The friendly cow all red and white,
      I love with all my heart:
She gives me cream with all her might,
      To eat with apple-tart...
~Robert Louis Stevenson, "The Cow"


Don't forget that the flavors of wine and cheese depend upon the types of infecting microörganisms. ~Martin H. Fischer


Toasted cheese hath no master. ~Proverb


A dessert without cheese is like a beautiful woman who has lost an eye. ~Anthelme Brillat-Savarin, The Physiology of Taste; or, Transcendental Gastronomy, 1825, translated by Fayette Robinson, 1854


MILKY WAY  The beaten path that runs from the cow-shed to the pump. ~Charles Wayland Towne, The Altogether New Foolish Dictionary, by Gideon Wurdz, 1914


Lily had a weakness for cheese... ~Joanna H. Mathews, Rosalie's Pet, 1876


My forthcoming work in five volumes, "The Neglect of Cheese in European Literature," is a work of such unprecedented and laborious detail that it is doubtful if I shall live to finish it. I cannot yet wholly explain the neglect to which I refer. Poets have been mysteriously silent on the subject of cheese. Virgil, if I remember right, refers to it several times, but with too much Roman restraint. He does not let himself go on cheese. Except Virgil and the anonymous rhymer of "If all the trees were bread and cheese," I can recall no verse about cheese. Yet it has every quality which we require in exalted poetry. It is a short, strong word, and it rhymes to "breeze" and "seas." Cheese has also variety, the very soul of song. ~G. K. Chesterton  [A little altered. And it's not true! See my page of cheese poetry. –tg]


DR. MARIAN MEASLES.  What in the world is it?
MISS GERTRUDE WIGGLESWORTH.  Macaroni croquettes and cheese sauce. I'm sure that it will soothe his nerves.
RICHMOND P. HOBBS.  Ah! Macaroni and cheese! I could eat it alive.
DR. M.  Impossible.

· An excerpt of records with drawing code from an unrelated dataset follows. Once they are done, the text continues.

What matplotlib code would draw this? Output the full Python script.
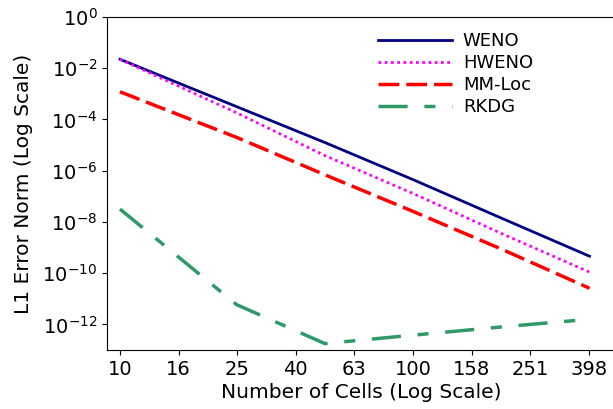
import numpy as np
import matplotlib
matplotlib.use("Agg")
import matplotlib.pyplot as plt
from matplotlib.ticker import NullLocator, FixedLocator, FixedFormatter

# grid sizes and L1 errors (log10) for each scheme
cells = [10, 25, 50, 100, 200, 400]
weno_log = [-1.65, -3.50, -4.90, -6.35, -7.85, -9.34]
hweno_log = [-1.65, -3.74, -5.41, -6.89, -8.45, -9.96]
mmloc_log = [-2.92, -4.70, -6.16, -7.59, -9.06, -10.59]
rkdg_log = [-7.50, -11.23, -12.75, -12.42, -12.10, -11.80]

tick_pos = [10 ** (1 + 0.2 * k) for k in range(9)]
tick_labels = ["10", "16", "25", "40", "63", "100", "158", "251", "398"]

W, H = 613, 409
fig = plt.figure(figsize=(W / 100, H / 100), dpi=100)
left, right, top, bottom = 107, 615, 17, 350
ax = fig.add_axes([left / W, (H - bottom) / H, (right - left) / W, (bottom - top) / H])

x = np.array(cells)
ax.plot(x, 10 ** np.array(weno_log), color="navy", lw=2.0, label="WENO")
ax.plot(x, 10 ** np.array(hweno_log), color="magenta", lw=2.0,
        linestyle=(0, (1, 1.25)), label="HWENO")
ax.plot(x, 10 ** np.array(mmloc_log), color="red", lw=2.5,
        linestyle=(0, (6, 2)), label="MM-Loc")
ax.plot(x, 10 ** np.array(rkdg_log), color="#2f9a68", lw=2.5,
        linestyle=(0, (8.4, 4.8, 3.2, 4.8)), label="RKDG")

ax.set_xscale("log")
ax.set_yscale("log")
px_per_dec = 293.1
ax.set_xlim(10 ** (1 - (120 - left) / px_per_dec), 10 ** (1 + (right - 120) / px_per_dec))
ax.set_ylim(1e-13, 1e0)

ax.xaxis.set_major_locator(FixedLocator(tick_pos))
ax.xaxis.set_major_formatter(FixedFormatter(tick_labels))
ax.xaxis.set_minor_locator(NullLocator())
ax.yaxis.set_major_locator(FixedLocator([10.0 ** e for e in range(-12, 1, 2)]))
ax.yaxis.set_minor_locator(NullLocator())
ax.tick_params(labelsize=14)

ax.set_xlabel("Number of Cells (Log Scale)", fontsize=14.5, labelpad=3)
ax.set_ylabel("L1 Error Norm (Log Scale)", fontsize=14.5, labelpad=7)

ax.legend(loc="upper left", bbox_to_anchor=(378 / W, 1 - 32 / H),
          bbox_transform=fig.transFigure, frameon=False, fontsize=13,
          handlelength=4.1, handletextpad=0.6, labelspacing=0.22,
          borderpad=0, borderaxespad=0)

fig.savefig("out.png", dpi=100)
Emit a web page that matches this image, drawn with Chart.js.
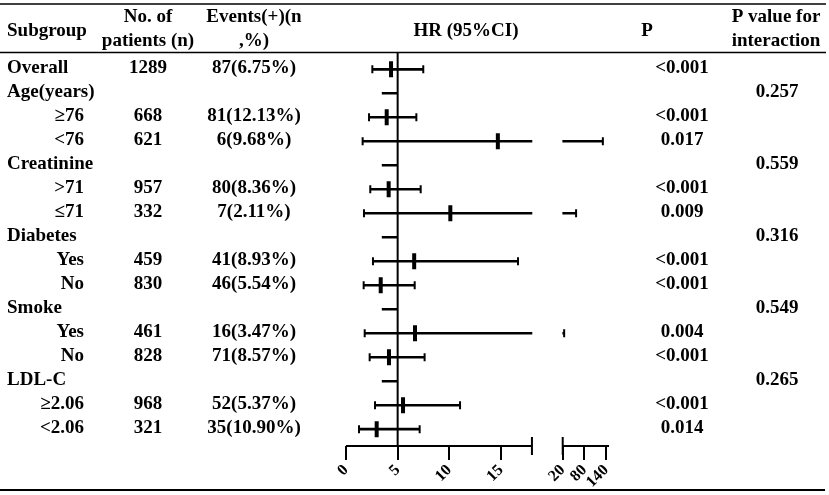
<!DOCTYPE html>
<html>
<head>
<meta charset="utf-8">
<script src="https://cdn.jsdelivr.net/npm/chart.js@4.4.0/dist/chart.umd.min.js"></script>
<style>
  html, body { margin: 0; padding: 0; background: #fff; }
</style>
</head>
<body>
<canvas id="mycanvas" width="829" height="495"></canvas>
<script>
// table rows, top to bottom
var subgroups = ['Overall', 'Age(years)', '\u226576', '<76', 'Creatinine', '>71', '\u226471',
  'Diabetes', 'Yes', 'No', 'Smoke', 'Yes', 'No', 'LDL-C', '\u22652.06', '<2.06'];
var isHeader = [false, true, false, false, true, false, false, true, false, false, true, false, false, true, false, false];
var isSubLevel = [false, false, true, true, false, true, true, false, true, true, false, true, true, false, true, true];
var patients = ['1289', '', '668', '621', '', '957', '332', '', '459', '830', '', '461', '828', '', '968', '321'];
var events = ['87(6.75%)', '', '81(12.13%)', '6(9.68%)', '', '80(8.36%)', '7(2.11%)', '', '41(8.93%)',
  '46(5.54%)', '', '16(3.47%)', '71(8.57%)', '', '52(5.37%)', '35(10.90%)'];
var hr = [4.36, null, 3.94, 14.7, null, 4.13, 10.1, null, 6.6, 3.36, null, 6.68, 4.16, null, 5.52, 2.97];
var lower = [2.55, null, 2.23, 1.61, null, 2.35, 1.74, null, 2.61, 1.71, null, 1.81, 2.29, null, 2.81, 1.26];
var upper = [7.48, null, 6.81, 131, null, 7.23, 57, null, 16.65, 6.65, null, 24, 7.61, null, 11.04, 7.13];
var pValues = ['<0.001', '', '<0.001', '0.017', '', '<0.001', '0.009', '', '<0.001', '<0.001', '',
  '0.004', '<0.001', '', '<0.001', '0.014'];
var pInteraction = ['', '0.257', '', '', '0.559', '', '', '0.316', '', '', '0.549', '', '', '0.265', '', ''];
var xTicks = [0, 5, 10, 15, 20, 80, 140];
var refValue = 5;
var headerStub = [3.5, 5];

// broken x axis: 0-18 on the left part, 20-148 squeezed on the right
var BREAK_LOW = 18, BREAK_HIGH = 20, X_MAX = 148;
var LEFT_SHARE = 0.707, RIGHT_SHARE_START = 0.824;

function brokenFraction(v) {
  if (v <= BREAK_LOW) return v / BREAK_LOW * LEFT_SHARE;
  if (v >= BREAK_HIGH) return RIGHT_SHARE_START + (v - BREAK_HIGH) / (X_MAX - BREAK_HIGH) * (1 - RIGHT_SHARE_START);
  return LEFT_SHARE + (v - BREAK_LOW) / (BREAK_HIGH - BREAK_LOW) * (RIGHT_SHARE_START - LEFT_SHARE);
}
function brokenValue(f) {
  if (f <= LEFT_SHARE) return f / LEFT_SHARE * BREAK_LOW;
  if (f >= RIGHT_SHARE_START) return BREAK_HIGH + (f - RIGHT_SHARE_START) / (1 - RIGHT_SHARE_START) * (X_MAX - BREAK_HIGH);
  return BREAK_LOW + (f - LEFT_SHARE) / (RIGHT_SHARE_START - LEFT_SHARE) * (BREAK_HIGH - BREAK_LOW);
}

class BrokenScale extends Chart.LinearScale {
  buildTicks() {
    return xTicks.map(function (v) { return { value: v }; });
  }
  getPixelForValue(value) {
    return this.left + this.width * brokenFraction(value);
  }
  getValueForPixel(pixel) {
    return brokenValue((pixel - this.left) / this.width);
  }
}
BrokenScale.id = 'broken';
BrokenScale.defaults = Chart.LinearScale.defaults;
Chart.register(BrokenScale);

// build datasets from the arrays
var ciBars = [], stubBars = [], caps = [], points = [];
for (var i = 0; i < subgroups.length; i++) {
  if (isHeader[i]) stubBars.push({ x: headerStub, y: i });
  if (hr[i] === null) continue;
  ciBars.push({ x: [lower[i], Math.min(upper[i], BREAK_LOW)], y: i });
  if (upper[i] > BREAK_HIGH) ciBars.push({ x: [BREAK_HIGH, upper[i]], y: i });
  caps.push({ x: lower[i], y: i });
  caps.push({ x: upper[i], y: i });
  points.push({ x: hr[i], y: i });
}

var serif = '"Liberation Serif", "Times New Roman", serif';

var tablePlugin = {
  id: 'table',
  afterDraw: function (chart) {
    var ctx = chart.ctx;
    var xs = chart.scales.x, ys = chart.scales.y;
    var W = chart.width;
    ctx.save();
    ctx.fillStyle = '#000';
    ctx.strokeStyle = '#000';
    ctx.font = 'bold 19px ' + serif;
    ctx.textBaseline = 'alphabetic';

    // column titles
    ctx.textAlign = 'left';
    ctx.fillText('Subgroup', 7, 36);
    ctx.textAlign = 'center';
    ctx.fillText('No. of', 148, 22);
    ctx.fillText('patients (n)', 148, 46);
    ctx.fillText('Events(+)(n', 254, 22);
    ctx.fillText(',%)', 254, 46);
    ctx.fillText('HR (95%CI)', 466, 36);
    ctx.fillText('P', 647, 36);
    ctx.fillText('P value for', 776, 22);
    ctx.fillText('interaction', 776, 46);

    // rows
    for (var i = 0; i < subgroups.length; i++) {
      var y = ys.getPixelForValue(i) + 4;
      if (isSubLevel[i]) {
        ctx.textAlign = 'right';
        ctx.fillText(subgroups[i], 84, y);
      } else {
        ctx.textAlign = 'left';
        ctx.fillText(subgroups[i], 7, y);
      }
      ctx.textAlign = 'center';
      ctx.fillText(patients[i], 148, y);
      ctx.fillText(events[i], 254, y);
      ctx.fillText(pValues[i], 682, y);
      ctx.fillText(pInteraction[i], 777, y);
    }

    // table rules
    ctx.lineWidth = 1.5;
    ctx.beginPath(); ctx.moveTo(0, 4); ctx.lineTo(W - 3, 4); ctx.stroke();
    ctx.beginPath(); ctx.moveTo(0, 52.5); ctx.lineTo(W - 3, 52.5); ctx.stroke();
    ctx.lineWidth = 2;
    ctx.beginPath(); ctx.moveTo(0, 490); ctx.lineTo(W - 4, 490); ctx.stroke();

    // broken axis line
    var ay = chart.chartArea.bottom;
    var p0 = xs.getPixelForValue(0), p1 = xs.getPixelForValue(BREAK_LOW);
    var p2 = xs.getPixelForValue(BREAK_HIGH), p3 = xs.getPixelForValue(X_MAX);
    ctx.lineWidth = 2;
    ctx.beginPath();
    ctx.moveTo(p0, ay); ctx.lineTo(p1, ay);
    ctx.moveTo(p1, ay - 9); ctx.lineTo(p1, ay + 9);
    ctx.moveTo(p2, ay - 9); ctx.lineTo(p2, ay + 9);
    ctx.moveTo(p2, ay); ctx.lineTo(p3, ay);
    ctx.stroke();
    ctx.restore();
  }
};

var ctx = document.getElementById('mycanvas');
var forest = new Chart(ctx, {
  type: 'bar',
  data: {
    datasets: [
      {
        type: 'line',
        data: [{ x: refValue, y: -0.7 }, { x: refValue, y: subgroups.length - 0.3 }],
        borderColor: '#000',
        borderWidth: 2,
        pointRadius: 0
      },
      {
        type: 'bar',
        indexAxis: 'y',
        data: ciBars,
        backgroundColor: '#000',
        borderWidth: 0,
        barThickness: 2,
        grouped: false
      },
      {
        type: 'bar',
        indexAxis: 'y',
        data: stubBars,
        backgroundColor: '#000',
        borderWidth: 0,
        barThickness: 2,
        grouped: false
      },
      {
        type: 'scatter',
        data: caps,
        pointStyle: 'line',
        rotation: 90,
        radius: 4,
        borderWidth: 2,
        borderColor: '#000'
      },
      {
        type: 'scatter',
        data: points,
        pointStyle: 'line',
        rotation: 90,
        radius: 8,
        borderWidth: 4,
        borderColor: '#000'
      }
    ]
  },
  options: {
    responsive: false,
    animation: false,
    layout: { padding: { left: 346, right: 220, top: 52.5, bottom: 0 } },
    plugins: { legend: { display: false }, tooltip: { enabled: false } },
    scales: {
      x: {
        type: 'broken',
        min: 0,
        max: X_MAX,
        offset: false,
        border: { display: false },
        grid: { offset: false, drawOnChartArea: false, drawTicks: true, tickLength: 14, color: '#000', lineWidth: 2 },
        ticks: {
          autoSkip: false,
          minRotation: 45,
          maxRotation: 45,
          padding: 1,
          color: '#000',
          font: { family: serif, size: 16, weight: 'bold' },
          callback: function (v) { return String(v); }
        },
        afterFit: function (scale) { scale.height = 49; }
      },
      y: {
        type: 'linear',
        reverse: true,
        offset: false,
        min: -0.7,
        max: subgroups.length - 0.3,
        display: false
      }
    }
  },
  plugins: [tablePlugin]
});
</script>
</body>
</html>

Macaroni alone would give you sciatica before sundown, and cheese sauce at this season would simply be placing an undertaker's mortgage on your liver.
MRS. MARIA QUIGG.  Why, Doctor, the Ladies' Magazine specially recommends macaroni and cheese for August luncheons.
~J. S. Murphy, "Hobson's Choice," in The American Literary Reciter, compiled by Richard Linthicum, 1902


CUSTARD, n.  A detestable substance produced by a malevolent conspiracy of the hen, the cow, and the cook. ~Ambrose Bierce


ALAS! my CHILD, where is the PEN that can do justice to the HEN?
Like ROYALTY, she goes her way laying FOUNDATIONS every day,
Though not for PUBLIC BUILDINGS, yet for CUSTARD, CAKE and OMELETTE
Or if TOO OLD for such a use they have their FLING at some ABUSE:
As when, to CENSURE PLAYS UNFIT, upon the STAGE they make a HIT,
Or at ELECTIONS SEAL the FATE of an OBNOXIOUS CANDIDATE.
No wonder, CHILD, we prize the HEN, whose EGG is mightier than the PEN.